### [EXERCISE INSTRUCTIONS]
Leave out the pictures, then reproduce the rest of the material exactly.

### [SUPPLIED MATERIAL]
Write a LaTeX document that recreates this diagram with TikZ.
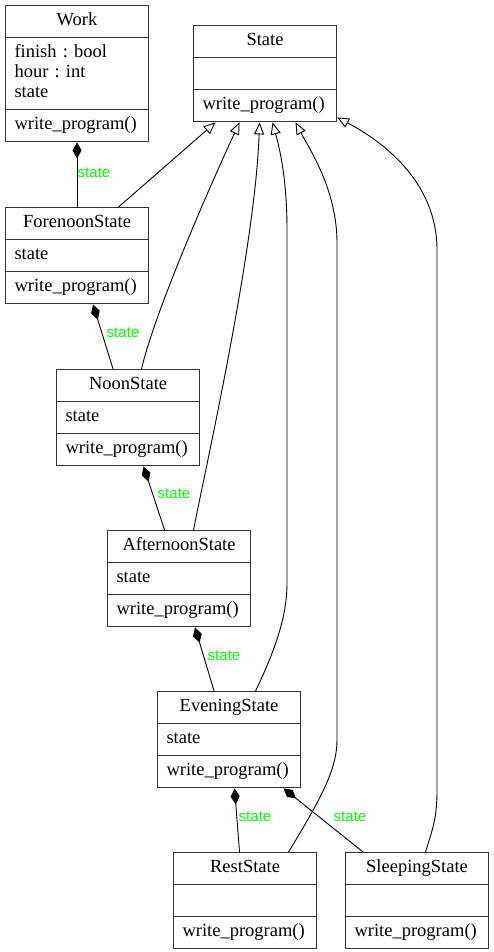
\documentclass[tikz,border=0pt]{standalone}
\usepackage{fontspec}
\setmainfont{Liberation Serif}
\newfontfamily\labelfont{Liberation Sans}
\usetikzlibrary{shapes.multipart, arrows.meta}
\frenchspacing

\tikzset{
  umlclass/.style={rectangle split, rectangle split parts=3, draw=black!80, line width=1.1pt,
    anchor=north west, text width=125pt, inner xsep=9pt, inner ysep=5.5pt,
    font=\fontsize{18.5}{20}\selectfont},
  rolelabel/.style={text=green, inner sep=0pt, font=\labelfont\fontsize{15}{17}\selectfont},
  composition/.style={{Diamond[length=16pt,width=9pt]}-, line width=0.9pt},
  generalization/.style={-{Triangle[open,length=12pt,width=10pt]}, line width=0.9pt}
}

\begin{document}
\begin{tikzpicture}[x=1pt, y=-1pt]
        \useasboundingbox (0,0) rectangle (493,952);

        % classes
        \node[umlclass] (work) at (5,5) {\centering\strut Work\par
          \nodepart{two}\strut finish : bool\\\strut hour : int\\\strut state
          \nodepart{three}\strut write\_program()};
        \node[umlclass] (state) at (193,25) {\centering\strut State\par
          \nodepart{two}\strut
          \nodepart{three}\strut write\_program()};
        \node[umlclass] (forenoon) at (5,207) {\centering\strut ForenoonState\par
          \nodepart{two}\strut state
          \nodepart{three}\strut write\_program()};
        \node[umlclass] (noon) at (56,369) {\centering\strut NoonState\par
          \nodepart{two}\strut state
          \nodepart{three}\strut write\_program()};
        \node[umlclass] (afternoon) at (107,530) {\centering\strut AfternoonState\par
          \nodepart{two}\strut state
          \nodepart{three}\strut write\_program()};
        \node[umlclass] (evening) at (157,691) {\centering\strut EveningState\par
          \nodepart{two}\strut state
          \nodepart{three}\strut write\_program()};
        \node[umlclass] (rest) at (173,852) {\centering\strut RestState\par
          \nodepart{two}\strut
          \nodepart{three}\strut write\_program()};
        \node[umlclass] (sleeping) at (345,852) {\centering\strut SleepingState\par
          \nodepart{two}\strut
          \nodepart{three}\strut write\_program()};

        % has-a
        \draw[composition] (work.south) -- (forenoon.north);
        \draw[composition] ([xshift=16pt]forenoon.south) -- ([xshift=-15pt]noon.north);
        \draw[composition] ([xshift=15.5pt]noon.south) -- ([xshift=-14.5pt]afternoon.north);
        \draw[composition] ([xshift=16pt]afternoon.south) -- ([xshift=-15pt]evening.north);
        \draw[composition] ([xshift=5.5pt]evening.south) -- ([xshift=-5.5pt]rest.north);
        \draw[composition] ([xshift=54.5pt]evening.south) -- ([xshift=-54pt]sleeping.north);

        \node[rolelabel] (lwork) at (94,173) {state};
        \node[rolelabel] (lforenoon) at (123,333) {state};
        \node[rolelabel] (lnoon) at (174,494) {state};
        \node[rolelabel] (lafternoon) at (224,656) {state};
        \node[rolelabel] (lrest) at (255,817) {state};
        \node[rolelabel] (lsleeping) at (350,817) {state};

        % is-a
        \draw[generalization] ([xshift=41.5pt]forenoon.north) -- ([xshift=-49.5pt]state.south);
        \draw[generalization] ([xshift=13.5pt]noon.north) .. controls (155,310) and (215,175) .. ([xshift=-25.5pt]state.south);
        \draw[generalization] ([xshift=14.5pt]afternoon.north) .. controls (205,470) and (255,250) .. ([xshift=-5.5pt]state.south);
        \draw[generalization] ([xshift=26.5pt]evening.north) .. controls (280,640) and (287,610) .. (287,583)
            -- (287,230) .. controls (287,180) and (280,150) .. ([xshift=7.5pt]state.south);
        \draw[generalization] ([xshift=43.5pt]rest.north) .. controls (320,800) and (337,770) .. (337,740)
            -- (337,243) .. controls (337,190) and (310,150) .. ([xshift=30.5pt]state.south);
        \draw[generalization] ([xshift=8.5pt]sleeping.north) .. controls (432,830) and (437,820) .. (437,790)
            -- (437,250) .. controls (437,180) and (380,140) .. ([yshift=5pt]state.south east);
\end{tikzpicture}
\end{document}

### [RESPONSE FOR THIS EXERCISE]
Write a LaTeX document that recreates this diagram with TikZ.
\documentclass[tikz,border=0pt]{standalone}
\usepackage{fontspec}
\setmainfont{Liberation Serif}
\newfontfamily\labelfont{Liberation Sans}
\usetikzlibrary{shapes.multipart, arrows.meta}
\frenchspacing

\tikzset{
  umlclass/.style={rectangle split, rectangle split parts=3, draw=black!80, line width=1.1pt,
    anchor=north west, text width=125pt, inner xsep=9pt, inner ysep=5.5pt,
    font=\fontsize{18.5}{20}\selectfont},
  rolelabel/.style={text=green, inner sep=0pt, font=\labelfont\fontsize{15}{17}\selectfont},
  composition/.style={{Diamond[length=16pt,width=9pt]}-, line width=0.9pt},
  generalization/.style={-{Triangle[open,length=12pt,width=10pt]}, line width=0.9pt}
}

\begin{document}
\begin{tikzpicture}[x=1pt, y=-1pt]
        \useasboundingbox (0,0) rectangle (493,952);

        % classes
        \node[umlclass] (work) at (5,5) {\centering\strut Work\par
          \nodepart{two}\strut finish : bool\\\strut hour : int\\\strut state
          \nodepart{three}\strut write\_program()};
        \node[umlclass] (state) at (193,25) {\centering\strut State\par
          \nodepart{two}\strut
          \nodepart{three}\strut write\_program()};
        \node[umlclass] (forenoon) at (5,207) {\centering\strut ForenoonState\par
          \nodepart{two}\strut state
          \nodepart{three}\strut write\_program()};
        \node[umlclass] (noon) at (56,369) {\centering\strut NoonState\par
          \nodepart{two}\strut state
          \nodepart{three}\strut write\_program()};
        \node[umlclass] (afternoon) at (107,530) {\centering\strut AfternoonState\par
          \nodepart{two}\strut state
          \nodepart{three}\strut write\_program()};
        \node[umlclass] (evening) at (157,691) {\centering\strut EveningState\par
          \nodepart{two}\strut state
          \nodepart{three}\strut write\_program()};
        \node[umlclass] (rest) at (173,852) {\centering\strut RestState\par
          \nodepart{two}\strut
          \nodepart{three}\strut write\_program()};
        \node[umlclass] (sleeping) at (345,852) {\centering\strut SleepingState\par
          \nodepart{two}\strut
          \nodepart{three}\strut write\_program()};

        % has-a
        \draw[composition] (work.south) -- (forenoon.north);
        \draw[composition] ([xshift=16pt]forenoon.south) -- ([xshift=-15pt]noon.north);
        \draw[composition] ([xshift=15.5pt]noon.south) -- ([xshift=-14.5pt]afternoon.north);
        \draw[composition] ([xshift=16pt]afternoon.south) -- ([xshift=-15pt]evening.north);
        \draw[composition] ([xshift=5.5pt]evening.south) -- ([xshift=-5.5pt]rest.north);
        \draw[composition] ([xshift=54.5pt]evening.south) -- ([xshift=-54pt]sleeping.north);

        \node[rolelabel] (lwork) at (94,173) {state};
        \node[rolelabel] (lforenoon) at (123,333) {state};
        \node[rolelabel] (lnoon) at (174,494) {state};
        \node[rolelabel] (lafternoon) at (224,656) {state};
        \node[rolelabel] (lrest) at (255,817) {state};
        \node[rolelabel] (lsleeping) at (350,817) {state};

        % is-a
        \draw[generalization] ([xshift=41.5pt]forenoon.north) -- ([xshift=-49.5pt]state.south);
        \draw[generalization] ([xshift=13.5pt]noon.north) .. controls (155,310) and (215,175) .. ([xshift=-25.5pt]state.south);
        \draw[generalization] ([xshift=14.5pt]afternoon.north) .. controls (205,470) and (255,250) .. ([xshift=-5.5pt]state.south);
        \draw[generalization] ([xshift=26.5pt]evening.north) .. controls (280,640) and (287,610) .. (287,583)
            -- (287,230) .. controls (287,180) and (280,150) .. ([xshift=7.5pt]state.south);
        \draw[generalization] ([xshift=43.5pt]rest.north) .. controls (320,800) and (337,770) .. (337,740)
            -- (337,243) .. controls (337,190) and (310,150) .. ([xshift=30.5pt]state.south);
        \draw[generalization] ([xshift=8.5pt]sleeping.north) .. controls (432,830) and (437,820) .. (437,790)
            -- (437,250) .. controls (437,180) and (380,140) .. ([yshift=5pt]state.south east);
\end{tikzpicture}
\end{document}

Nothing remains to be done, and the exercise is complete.